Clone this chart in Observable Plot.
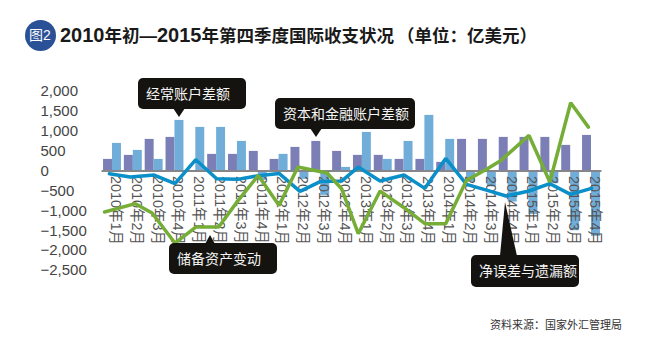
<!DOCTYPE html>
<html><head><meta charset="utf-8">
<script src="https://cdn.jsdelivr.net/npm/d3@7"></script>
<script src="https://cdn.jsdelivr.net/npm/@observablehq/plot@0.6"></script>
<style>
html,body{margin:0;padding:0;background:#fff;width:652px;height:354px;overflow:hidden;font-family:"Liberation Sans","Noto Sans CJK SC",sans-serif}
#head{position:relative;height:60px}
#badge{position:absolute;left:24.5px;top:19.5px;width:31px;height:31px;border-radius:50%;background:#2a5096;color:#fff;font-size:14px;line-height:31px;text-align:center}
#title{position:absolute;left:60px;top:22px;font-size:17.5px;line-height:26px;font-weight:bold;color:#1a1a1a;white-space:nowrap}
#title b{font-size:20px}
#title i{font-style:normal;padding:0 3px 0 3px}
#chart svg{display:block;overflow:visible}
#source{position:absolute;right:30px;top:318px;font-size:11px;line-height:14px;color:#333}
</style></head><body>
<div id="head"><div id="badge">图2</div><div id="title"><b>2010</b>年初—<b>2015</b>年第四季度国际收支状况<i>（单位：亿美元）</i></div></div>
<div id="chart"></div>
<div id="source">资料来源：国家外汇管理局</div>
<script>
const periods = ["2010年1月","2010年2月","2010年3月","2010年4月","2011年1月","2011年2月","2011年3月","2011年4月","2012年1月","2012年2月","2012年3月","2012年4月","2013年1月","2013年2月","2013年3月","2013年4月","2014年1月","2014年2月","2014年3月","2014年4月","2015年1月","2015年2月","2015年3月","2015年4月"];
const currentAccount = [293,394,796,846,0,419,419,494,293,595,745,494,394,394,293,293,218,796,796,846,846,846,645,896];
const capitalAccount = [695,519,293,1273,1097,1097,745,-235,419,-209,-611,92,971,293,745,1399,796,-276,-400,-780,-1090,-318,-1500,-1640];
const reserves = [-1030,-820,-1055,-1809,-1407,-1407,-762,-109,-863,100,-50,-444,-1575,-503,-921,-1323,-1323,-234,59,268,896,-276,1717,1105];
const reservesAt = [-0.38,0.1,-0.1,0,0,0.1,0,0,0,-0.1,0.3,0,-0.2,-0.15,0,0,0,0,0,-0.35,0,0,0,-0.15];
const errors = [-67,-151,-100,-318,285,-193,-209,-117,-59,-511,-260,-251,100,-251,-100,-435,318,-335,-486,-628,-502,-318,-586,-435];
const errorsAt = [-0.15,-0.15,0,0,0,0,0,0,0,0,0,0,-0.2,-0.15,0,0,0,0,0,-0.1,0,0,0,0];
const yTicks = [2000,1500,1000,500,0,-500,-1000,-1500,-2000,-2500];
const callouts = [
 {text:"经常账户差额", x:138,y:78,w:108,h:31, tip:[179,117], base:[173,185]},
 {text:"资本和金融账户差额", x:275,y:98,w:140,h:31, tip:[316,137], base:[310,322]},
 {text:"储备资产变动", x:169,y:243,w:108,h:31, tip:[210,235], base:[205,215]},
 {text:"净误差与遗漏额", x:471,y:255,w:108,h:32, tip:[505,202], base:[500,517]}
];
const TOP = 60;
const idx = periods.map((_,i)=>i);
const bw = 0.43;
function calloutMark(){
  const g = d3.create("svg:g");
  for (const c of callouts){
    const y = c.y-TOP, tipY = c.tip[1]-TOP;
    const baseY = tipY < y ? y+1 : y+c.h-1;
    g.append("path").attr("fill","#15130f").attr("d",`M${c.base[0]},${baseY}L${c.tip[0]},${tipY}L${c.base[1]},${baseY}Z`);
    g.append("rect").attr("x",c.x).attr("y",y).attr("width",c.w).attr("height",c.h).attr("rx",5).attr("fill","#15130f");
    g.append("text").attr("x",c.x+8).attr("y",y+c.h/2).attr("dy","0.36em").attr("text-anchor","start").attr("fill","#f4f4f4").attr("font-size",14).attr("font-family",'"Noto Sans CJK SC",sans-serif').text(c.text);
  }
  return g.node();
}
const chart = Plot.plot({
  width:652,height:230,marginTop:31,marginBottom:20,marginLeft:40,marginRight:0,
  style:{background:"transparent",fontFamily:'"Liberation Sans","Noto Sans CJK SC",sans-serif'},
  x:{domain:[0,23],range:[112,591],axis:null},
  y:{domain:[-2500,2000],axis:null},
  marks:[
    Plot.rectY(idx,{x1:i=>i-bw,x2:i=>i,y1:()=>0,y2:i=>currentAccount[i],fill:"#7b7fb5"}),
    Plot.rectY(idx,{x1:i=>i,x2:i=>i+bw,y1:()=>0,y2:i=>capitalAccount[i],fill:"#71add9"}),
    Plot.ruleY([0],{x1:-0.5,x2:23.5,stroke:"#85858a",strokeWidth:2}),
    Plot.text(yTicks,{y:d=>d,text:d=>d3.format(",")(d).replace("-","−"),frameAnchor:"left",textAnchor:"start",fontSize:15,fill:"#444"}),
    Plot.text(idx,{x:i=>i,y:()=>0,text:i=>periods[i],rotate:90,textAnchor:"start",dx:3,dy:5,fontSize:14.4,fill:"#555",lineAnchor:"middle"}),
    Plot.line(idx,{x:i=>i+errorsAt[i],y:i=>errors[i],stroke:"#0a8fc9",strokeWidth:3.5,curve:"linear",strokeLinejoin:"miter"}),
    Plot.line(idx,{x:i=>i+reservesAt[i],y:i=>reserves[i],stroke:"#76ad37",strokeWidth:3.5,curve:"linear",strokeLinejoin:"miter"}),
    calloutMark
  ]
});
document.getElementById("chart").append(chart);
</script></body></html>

++++++++++++++++++++

OBJECTIVE ::
Transcribe the full listing above exactly as it stands, minus the pictures.

RESPONSE TO THE TASK ::
Clone this chart in Observable Plot.
<!DOCTYPE html>
<html><head><meta charset="utf-8">
<script src="https://cdn.jsdelivr.net/npm/d3@7"></script>
<script src="https://cdn.jsdelivr.net/npm/@observablehq/plot@0.6"></script>
<style>
html,body{margin:0;padding:0;background:#fff;width:652px;height:354px;overflow:hidden;font-family:"Liberation Sans","Noto Sans CJK SC",sans-serif}
#head{position:relative;height:60px}
#badge{position:absolute;left:24.5px;top:19.5px;width:31px;height:31px;border-radius:50%;background:#2a5096;color:#fff;font-size:14px;line-height:31px;text-align:center}
#title{position:absolute;left:60px;top:22px;font-size:17.5px;line-height:26px;font-weight:bold;color:#1a1a1a;white-space:nowrap}
#title b{font-size:20px}
#title i{font-style:normal;padding:0 3px 0 3px}
#chart svg{display:block;overflow:visible}
#source{position:absolute;right:30px;top:318px;font-size:11px;line-height:14px;color:#333}
</style></head><body>
<div id="head"><div id="badge">图2</div><div id="title"><b>2010</b>年初—<b>2015</b>年第四季度国际收支状况<i>（单位：亿美元）</i></div></div>
<div id="chart"></div>
<div id="source">资料来源：国家外汇管理局</div>
<script>
const periods = ["2010年1月","2010年2月","2010年3月","2010年4月","2011年1月","2011年2月","2011年3月","2011年4月","2012年1月","2012年2月","2012年3月","2012年4月","2013年1月","2013年2月","2013年3月","2013年4月","2014年1月","2014年2月","2014年3月","2014年4月","2015年1月","2015年2月","2015年3月","2015年4月"];
const currentAccount = [293,394,796,846,0,419,419,494,293,595,745,494,394,394,293,293,218,796,796,846,846,846,645,896];
const capitalAccount = [695,519,293,1273,1097,1097,745,-235,419,-209,-611,92,971,293,745,1399,796,-276,-400,-780,-1090,-318,-1500,-1640];
const reserves = [-1030,-820,-1055,-1809,-1407,-1407,-762,-109,-863,100,-50,-444,-1575,-503,-921,-1323,-1323,-234,59,268,896,-276,1717,1105];
const reservesAt = [-0.38,0.1,-0.1,0,0,0.1,0,0,0,-0.1,0.3,0,-0.2,-0.15,0,0,0,0,0,-0.35,0,0,0,-0.15];
const errors = [-67,-151,-100,-318,285,-193,-209,-117,-59,-511,-260,-251,100,-251,-100,-435,318,-335,-486,-628,-502,-318,-586,-435];
const errorsAt = [-0.15,-0.15,0,0,0,0,0,0,0,0,0,0,-0.2,-0.15,0,0,0,0,0,-0.1,0,0,0,0];
const yTicks = [2000,1500,1000,500,0,-500,-1000,-1500,-2000,-2500];
const callouts = [
 {text:"经常账户差额", x:138,y:78,w:108,h:31, tip:[179,117], base:[173,185]},
 {text:"资本和金融账户差额", x:275,y:98,w:140,h:31, tip:[316,137], base:[310,322]},
 {text:"储备资产变动", x:169,y:243,w:108,h:31, tip:[210,235], base:[205,215]},
 {text:"净误差与遗漏额", x:471,y:255,w:108,h:32, tip:[505,202], base:[500,517]}
];
const TOP = 60;
const idx = periods.map((_,i)=>i);
const bw = 0.43;
function calloutMark(){
  const g = d3.create("svg:g");
  for (const c of callouts){
    const y = c.y-TOP, tipY = c.tip[1]-TOP;
    const baseY = tipY < y ? y+1 : y+c.h-1;
    g.append("path").attr("fill","#15130f").attr("d",`M${c.base[0]},${baseY}L${c.tip[0]},${tipY}L${c.base[1]},${baseY}Z`);
    g.append("rect").attr("x",c.x).attr("y",y).attr("width",c.w).attr("height",c.h).attr("rx",5).attr("fill","#15130f");
    g.append("text").attr("x",c.x+8).attr("y",y+c.h/2).attr("dy","0.36em").attr("text-anchor","start").attr("fill","#f4f4f4").attr("font-size",14).attr("font-family",'"Noto Sans CJK SC",sans-serif').text(c.text);
  }
  return g.node();
}
const chart = Plot.plot({
  width:652,height:230,marginTop:31,marginBottom:20,marginLeft:40,marginRight:0,
  style:{background:"transparent",fontFamily:'"Liberation Sans","Noto Sans CJK SC",sans-serif'},
  x:{domain:[0,23],range:[112,591],axis:null},
  y:{domain:[-2500,2000],axis:null},
  marks:[
    Plot.rectY(idx,{x1:i=>i-bw,x2:i=>i,y1:()=>0,y2:i=>currentAccount[i],fill:"#7b7fb5"}),
    Plot.rectY(idx,{x1:i=>i,x2:i=>i+bw,y1:()=>0,y2:i=>capitalAccount[i],fill:"#71add9"}),
    Plot.ruleY([0],{x1:-0.5,x2:23.5,stroke:"#85858a",strokeWidth:2}),
    Plot.text(yTicks,{y:d=>d,text:d=>d3.format(",")(d).replace("-","−"),frameAnchor:"left",textAnchor:"start",fontSize:15,fill:"#444"}),
    Plot.text(idx,{x:i=>i,y:()=>0,text:i=>periods[i],rotate:90,textAnchor:"start",dx:3,dy:5,fontSize:14.4,fill:"#555",lineAnchor:"middle"}),
    Plot.line(idx,{x:i=>i+errorsAt[i],y:i=>errors[i],stroke:"#0a8fc9",strokeWidth:3.5,curve:"linear",strokeLinejoin:"miter"}),
    Plot.line(idx,{x:i=>i+reservesAt[i],y:i=>reserves[i],stroke:"#76ad37",strokeWidth:3.5,curve:"linear",strokeLinejoin:"miter"}),
    calloutMark
  ]
});
document.getElementById("chart").append(chart);
</script></body></html>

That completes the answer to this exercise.